Kevin Murphy, the President and CEO of Berks County Community Foundation and the Council on Foundations’ first Foundation Leader in Residence, published a fantastic think-piece examining potential disruptions to the existing business model for community foundations. He examines forces impacting financial planning and advising, financial technology (FinTech) and, in turn, their impact on community foundations (CFs). He poses many thought-provoking questions that CFs would be well-served to think through as they develop their forward-looking strategy and focus, including asking if CFs are focusing on the right metrics in the first place. If you haven't already, it is well worth a read for anyone even tangentially related to community foundations.
As I read the article, I found that many of his questions and observations are similar to realizations and hypotheses that I have had over the last 12 months as I came to understand how and why community foundations and their donors would benefit from widely accessible giving accounts, like Pinkaloo’s modern giving accounts. Technology-first solutions like ours can help build stronger community relationships quicker and can allow CFs to develop a pipeline of future Donor Advised Fund (DAF) holders .
As members of the next generation of donors that community foundations need to engage, we wholeheartedly agree with Kevin that CFs should be discussing these issues now and forming a point of view around how they will address and navigate these realities.

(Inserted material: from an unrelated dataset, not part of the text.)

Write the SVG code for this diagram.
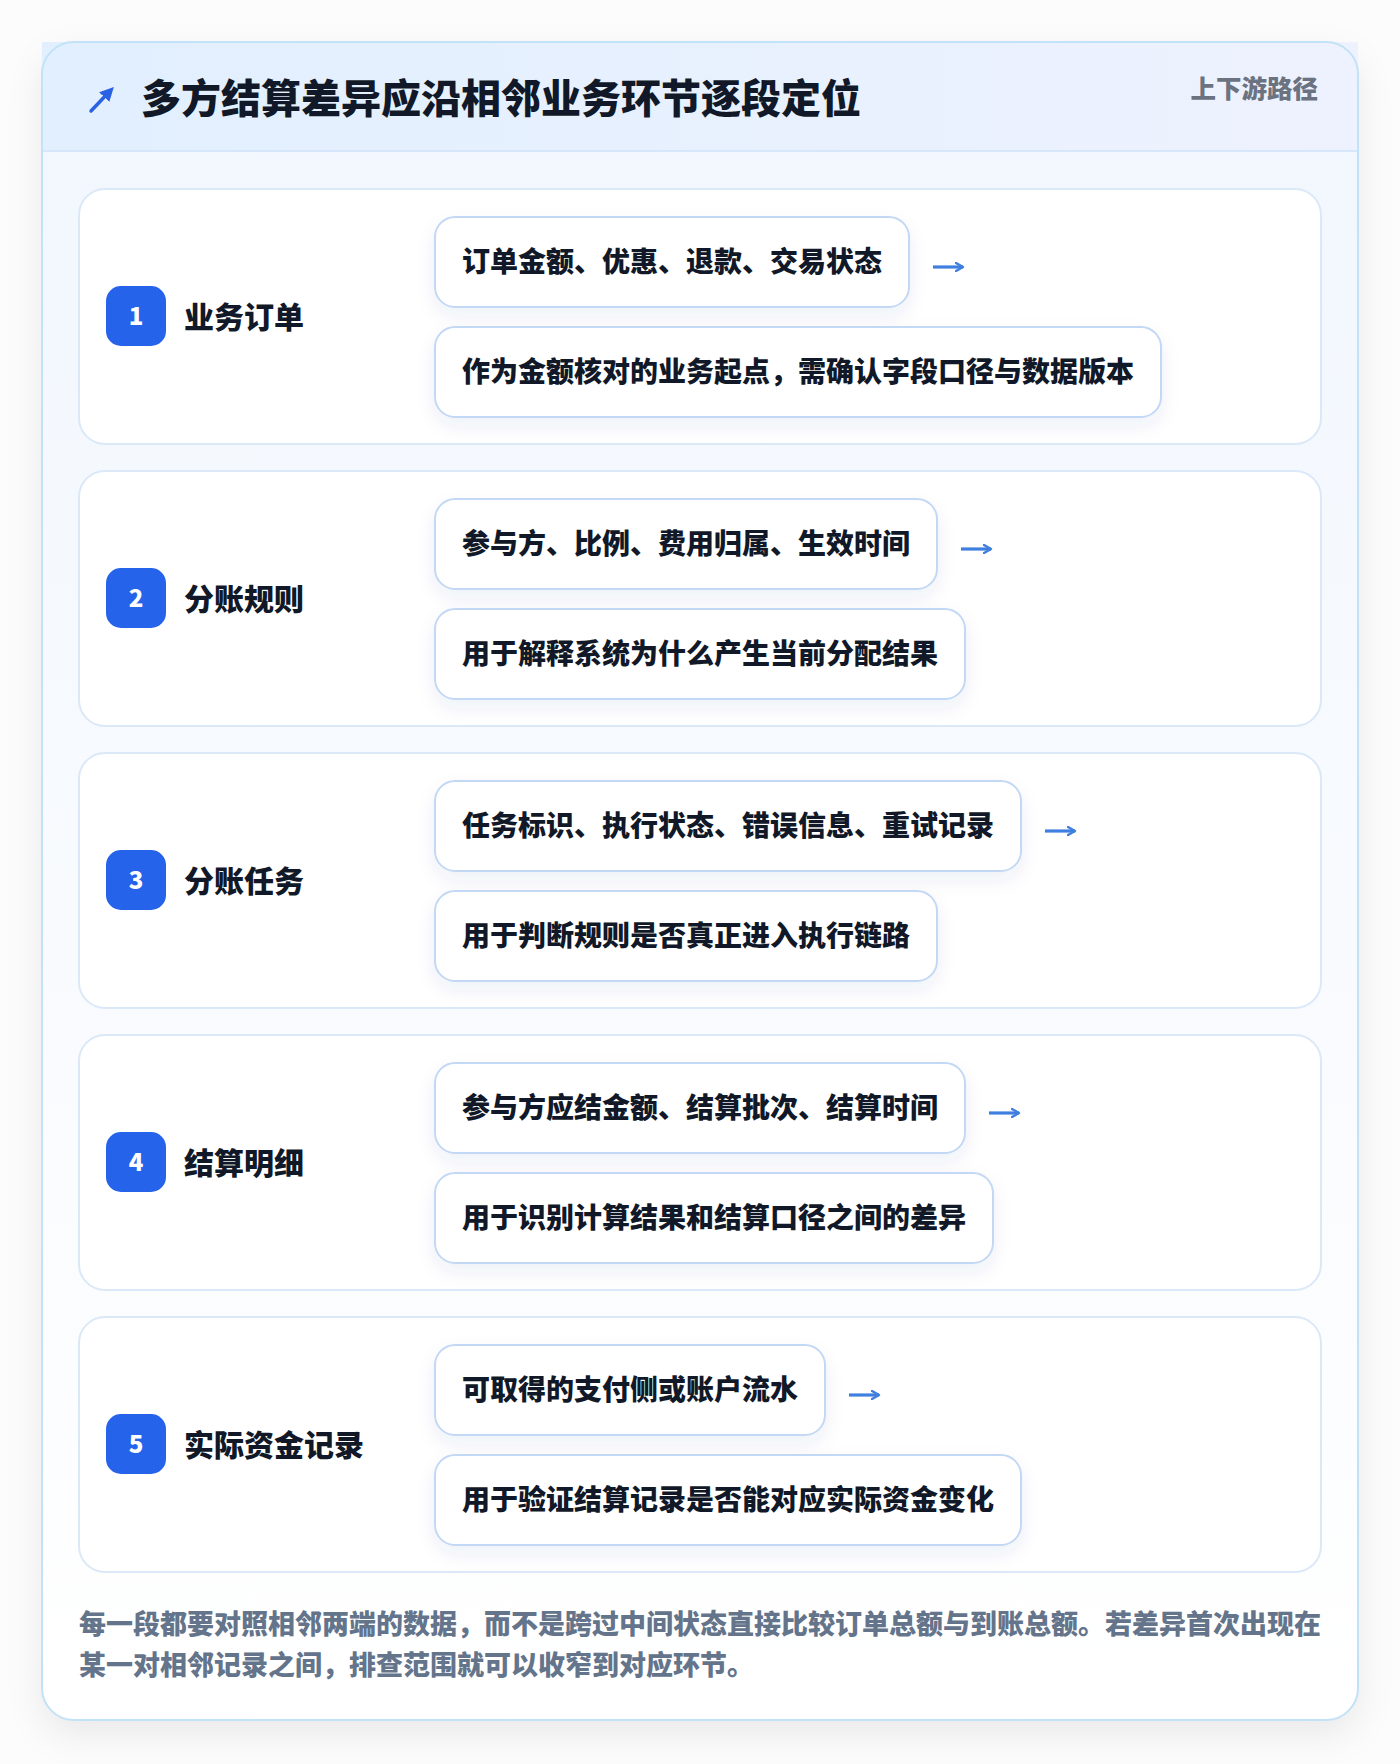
<svg xmlns="http://www.w3.org/2000/svg" width="1400" height="1764" viewBox="0 0 1400 1764">
<defs>
<linearGradient id="headGrad" x1="0" y1="0" x2="1" y2="0">
<stop offset="0" stop-color="#e1effe"/>
<stop offset="1" stop-color="#eef2fe"/>
</linearGradient>
<linearGradient id="bodyGrad" x1="0" y1="0" x2="0" y2="1">
<stop offset="0" stop-color="#f1f7fe"/>
<stop offset="0.6" stop-color="#f9fbfe"/>
<stop offset="1" stop-color="#ffffff"/>
</linearGradient>
<filter id="outerShadow" x="-10%" y="-10%" width="120%" height="120%">
<feDropShadow dx="0" dy="14" stdDeviation="18" flood-color="#0f172a" flood-opacity="0.08"/>
</filter>
<filter id="pillShadow" x="-20%" y="-40%" width="140%" height="190%">
<feDropShadow dx="0" dy="8" stdDeviation="9" flood-color="#1e3a8a" flood-opacity="0.07"/>
</filter>
<marker id="ah" viewBox="0 0 10 10" refX="8" refY="5" markerWidth="10" markerHeight="10" markerUnits="userSpaceOnUse" orient="auto">
<path d="M1,1 L8,5 L1,9" fill="none" stroke="#3f7fe0" stroke-width="2.4" stroke-linecap="round" stroke-linejoin="round"/>
</marker>
<marker id="ahTitle" viewBox="0 0 10 10" refX="6" refY="5" markerWidth="14" markerHeight="14" markerUnits="userSpaceOnUse" orient="auto">
<path d="M0,0 L10,5 L0,10 Z" fill="#2b61e3"/>
</marker>
</defs>
<style>
.t{font-family:"Noto Sans CJK SC","Noto Sans",sans-serif;font-weight:900}
.title{font-size:40px;fill:#111827}
.tag{font-size:25.5px;fill:#6b7280}
.step{fill:#ffffff;stroke:#dbe8f8;stroke-width:2}
.badge{fill:#2563eb}
.num{font-size:24px;fill:#ffffff;text-anchor:middle}
.label{font-size:30px;fill:#111827}
.pill{fill:#ffffff;stroke:#c3d8f4;stroke-width:2;filter:url(#pillShadow)}
.ptxt{font-size:28px;fill:#111827}
.foot{font-size:27px;fill:#64748b}
.arr{stroke:#3f7fe0;stroke-width:3.2;fill:none;marker-end:url(#ah)}
</style>
<rect x="0" y="0" width="1400" height="1764" fill="#fcfcfd"/>
<g id="frame">
<rect x="42" y="42" width="1316" height="1678" rx="32" fill="url(#bodyGrad)" filter="url(#outerShadow)"/>
<rect x="42" y="42" width="1316" height="109" fill="url(#headGrad)"/>
<line x1="42" y1="151" x2="1358" y2="151" stroke="#d7e7fb" stroke-width="2"/>
<rect x="42" y="42" width="1316" height="1678" rx="32" fill="none" stroke="#c2e2f7" stroke-width="2"/>
</g>
<g id="header">
<line x1="91" y1="111" x2="110" y2="91" stroke="#2b61e3" stroke-width="3.5" stroke-linecap="round" marker-end="url(#ahTitle)"/>
<text class="t title" x="141" y="113">多方结算差异应沿相邻业务环节逐段定位</text>
<text class="t tag" x="1318" y="98" text-anchor="end">上下游路径</text>
</g>
<g id="step1">
<rect class="step" x="79" y="189" width="1242" height="255" rx="26"/>
<rect class="badge" x="106" y="286" width="60" height="60" rx="15"/>
<text class="t num" x="136" y="325">1</text>
<text class="t label" x="184" y="328">业务订单</text>
<rect class="pill" x="435" y="217" width="474" height="90" rx="20"/>
<text class="t ptxt" x="462" y="272">订单金额、优惠、退款、交易状态</text>
<rect class="pill" x="435" y="327" width="726" height="90" rx="20"/>
<text class="t ptxt" x="462" y="382">作为金额核对的业务起点，需确认字段口径与数据版本</text>
</g>
<g id="step2">
<rect class="step" x="79" y="471" width="1242" height="255" rx="26"/>
<rect class="badge" x="106" y="568" width="60" height="60" rx="15"/>
<text class="t num" x="136" y="607">2</text>
<text class="t label" x="184" y="610">分账规则</text>
<rect class="pill" x="435" y="499" width="502" height="90" rx="20"/>
<text class="t ptxt" x="462" y="554">参与方、比例、费用归属、生效时间</text>
<rect class="pill" x="435" y="609" width="530" height="90" rx="20"/>
<text class="t ptxt" x="462" y="664">用于解释系统为什么产生当前分配结果</text>
</g>
<g id="step3">
<rect class="step" x="79" y="753" width="1242" height="255" rx="26"/>
<rect class="badge" x="106" y="850" width="60" height="60" rx="15"/>
<text class="t num" x="136" y="889">3</text>
<text class="t label" x="184" y="892">分账任务</text>
<rect class="pill" x="435" y="781" width="586" height="90" rx="20"/>
<text class="t ptxt" x="462" y="836">任务标识、执行状态、错误信息、重试记录</text>
<rect class="pill" x="435" y="891" width="502" height="90" rx="20"/>
<text class="t ptxt" x="462" y="946">用于判断规则是否真正进入执行链路</text>
</g>
<g id="step4">
<rect class="step" x="79" y="1035" width="1242" height="255" rx="26"/>
<rect class="badge" x="106" y="1132" width="60" height="60" rx="15"/>
<text class="t num" x="136" y="1171">4</text>
<text class="t label" x="184" y="1174">结算明细</text>
<rect class="pill" x="435" y="1063" width="530" height="90" rx="20"/>
<text class="t ptxt" x="462" y="1118">参与方应结金额、结算批次、结算时间</text>
<rect class="pill" x="435" y="1173" width="558" height="90" rx="20"/>
<text class="t ptxt" x="462" y="1228">用于识别计算结果和结算口径之间的差异</text>
</g>
<g id="step5">
<rect class="step" x="79" y="1317" width="1242" height="255" rx="26"/>
<rect class="badge" x="106" y="1414" width="60" height="60" rx="15"/>
<text class="t num" x="136" y="1453">5</text>
<text class="t label" x="184" y="1456">实际资金记录</text>
<rect class="pill" x="435" y="1345" width="390" height="90" rx="20"/>
<text class="t ptxt" x="462" y="1400">可取得的支付侧或账户流水</text>
<rect class="pill" x="435" y="1455" width="586" height="90" rx="20"/>
<text class="t ptxt" x="462" y="1510">用于验证结算记录是否能对应实际资金变化</text>
</g>
<g id="connectors">
<line class="arr" x1="933" y1="267" x2="963" y2="267"/>
<line class="arr" x1="961" y1="549" x2="991" y2="549"/>
<line class="arr" x1="1045" y1="831" x2="1075" y2="831"/>
<line class="arr" x1="989" y1="1113" x2="1019" y2="1113"/>
<line class="arr" x1="849" y1="1395" x2="879" y2="1395"/>
</g>
<g id="footer">
<text class="t foot" x="79" y="1634">每一段都要对照相邻两端的数据，而不是跨过中间状态直接比较订单总额与到账总额。若差异首次出现在</text>
<text class="t foot" x="79" y="1675">某一对相邻记录之间，排查范围就可以收窄到对应环节。</text>
</g>
</svg>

Here are a few points and questions from the article that most resonated. We'd love to chat about how community foundations can approach these pivotal issues, and to share ideas here so that other CFs can benefit.
So, what if our communities find themselves without local financial and estate planning advisors? What if the financial services sector consolidates into a few, highly automated players?
In light of consolidation and disruption in the financial services sector field, how has, or will this, change affect your community foundation and what are the implications, if any?
Are there other types of assets we should grow to advance our mission?
Could community foundations find themselves developing “local venture capital funds” or pooling other philanthropic resources to accomplish their missions?
How much, if any, does our community foundation need to adapt in the face of this disruptive change in the financial services industry?
Do we need to be thinking/doing anything differently?